Para este experto en el sector cosmético, sin embargo, esta tendencia encontrará acomodo entre todas las demás, pero conviviendo con ellas. “Es una opción más entre otras, y probablemente entre mujeres más jóvenes que puedan emplear este color para generar un efecto desconcertante, pero que no implique subrayar el paso de los años”. Es decir, como un gesto de vanguardia, pero no de aceptación de la senectud, que el experto considera improbable. “En las personas de más edad, el gris, unido a otros rasgos faciales, sugiere vejez”, añade Jones. “Una celebridad puede llevar a cabo una declaración de intenciones presumiendo de su edad, pero mi intuición es que la mayoría de la gente hará lo que sea para evitar parecer mayor.
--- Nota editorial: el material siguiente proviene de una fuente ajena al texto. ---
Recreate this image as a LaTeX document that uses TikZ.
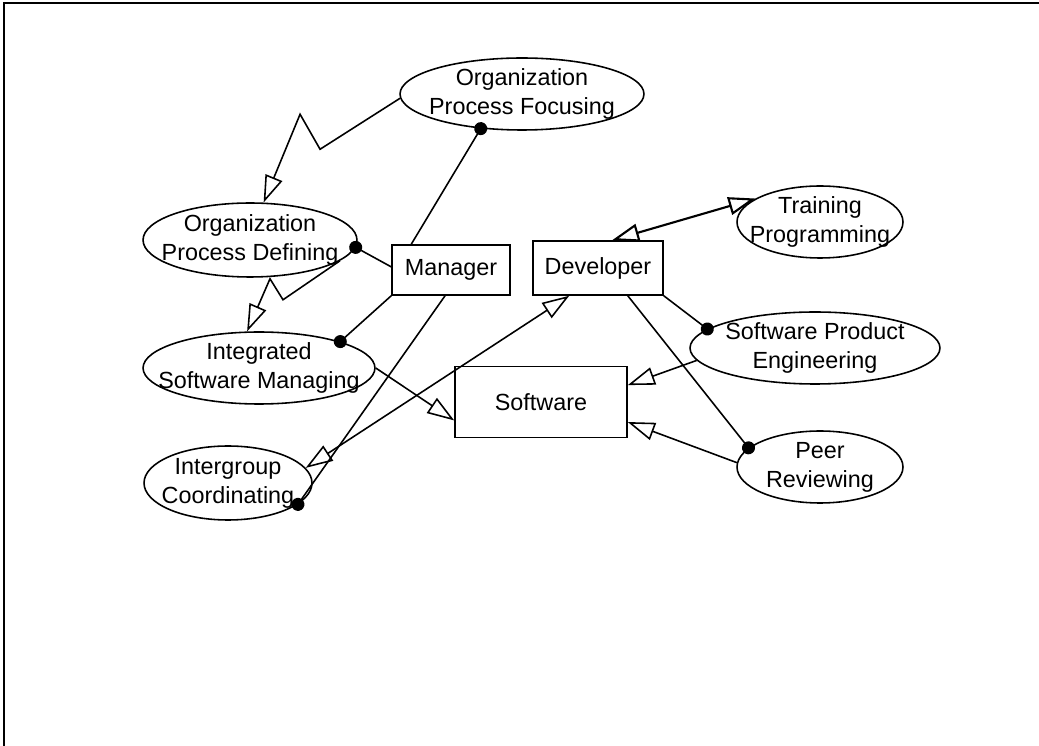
\documentclass[tikz,border=0pt]{standalone}
\usepackage{fontspec}
\setmainfont{Liberation Sans}
\usetikzlibrary{arrows.meta,shapes.geometric}
\tikzset{
	usecase/.style={draw, ellipse, inner sep=-1cm, align=center},
	actor/.style={draw, rectangle, inner sep=0pt, align=center},
	gen/.style={-{Triangle[open, length=0.54cm, width=0.36cm]}},
	gentwo/.style={{Triangle[open, length=0.54cm, width=0.36cm]}-{Triangle[open, length=0.54cm, width=0.36cm]}},
	assoc/.style={-{Circle[length=0.26cm]}, shorten >=-0.13cm}
}

\begin{document}
\begin{tikzpicture}[x=0.02cm, y=-0.02cm, line width=0.9pt, font=\fontsize{13.3}{16.5}\selectfont]
		%%%%% START %%%%%
		
		\useasboundingbox (0,0) rectangle (1039,746);
		\draw[line width=1.5pt] (4,746) -- (4,3) -- (1039,3);
		
		\node[usecase, minimum width=4.88cm, minimum height=1.44cm] (opf) at (522,94) {Organization\\Process Focusing};
		\node[usecase, minimum width=4.28cm, minimum height=1.48cm] (opd) at (250,240) {Organization\\Process Defining};
		\node[usecase, minimum width=4.64cm, minimum height=1.44cm] (ism) at (259,368) {Integrated\\Software Managing};
		\node[usecase, minimum width=3.36cm, minimum height=1.48cm] (igc) at (228,483) {Intergroup\\Coordinating};
		
		\node[usecase, minimum width=3.32cm, minimum height=1.44cm] (trp) at (820,222) {Training\\Programming};
		\node[usecase, minimum width=5.00cm, minimum height=1.44cm] (spe) at (815,348) {Software Product\\Engineering};
		\node[usecase, minimum width=3.32cm, minimum height=1.44cm] (prv) at (820,467) {Peer\\Reviewing};
		
		\node[actor, minimum width=2.36cm, minimum height=1.00cm] (mgr) at (451,270) {Manager};
		\node[actor, minimum width=2.60cm, minimum height=1.08cm] (dev) at (598,268) {Developer};
		\node[actor, minimum width=3.44cm, minimum height=1.42cm] (sw) at (541,402) {Software};
		
		\draw[gen] (opf.182) -- ++(-80,51) -- ++(-20,-35) -- (opd.70);
		\draw[gen] (opd.347) -- ++(-57,39) -- ++(-13,-21) -- (ism.108);
		\draw[gen] (ism.east) -- (sw.192);
		\draw[gen] (spe.186) -- (sw.11);
		\draw[gen] (prv.177) -- (sw.347);
		
		\draw[gentwo] (dev.224) -- (igc.11);
		\draw[gentwo, line width=1.2pt] (dev.63) -- (trp.160);
		
		\draw[assoc] (mgr.147) -- (opf.220);
		\draw[assoc] (mgr.177) -- (opd.356);
		\draw[assoc] (mgr.south west) -- (ism.18);
		\draw[assoc] (mgr.257) -- (igc.343);
		\draw[assoc] (dev.south east) -- (spe.170);
		\draw[assoc] (dev.317) -- (prv.165);
		
		%%%%% END %%%%%
\end{tikzpicture}
\end{document}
Es cuestión de supervivencia, de encontrar trabajo o pareja. Y los seres humanos llevan mucho tiempo tiñéndose el pelo precisamente por ese motivo”.
Una idea similar sostiene Sophie Fontanel: aunque su cruzada a favor del cabello gris ha tenido resultados evidentes, también muestra cierto escepticismo frente a que los gestos de actrices, cantantes, modelos y celebridades vayan a ser más que flor de un día. “Creo que algunas mujeres seguirán tiñéndose durante toda su vida, porque esta imagen de sus cabellos casi jóvenes las reafirma y las ayuda a asumir la realidad del tiempo que pasa”, explica la escritora. “Otras emprenden un camino distinto: siguen el paso a sus arrugas. Es como reformar una casa; o revocas los muros, que puede ser muy bonito, o dejas que la piedra se vea. Depende del gusto y la historia de cada persona”.
Sea mayoritario o indie, el poder simbólico de este gesto, en todo caso, ha quedado patente. En tiempos marcados por la inclusión y la negación de los tópicos, el triunfo del gris es la constatación de que los caminos de la belleza no solo apuntan a la utopía de la eterna juventud, sino a algo más sutil y, en cierto modo, más real y diverso. A veces hay que renunciar a algo para ganar mucho más.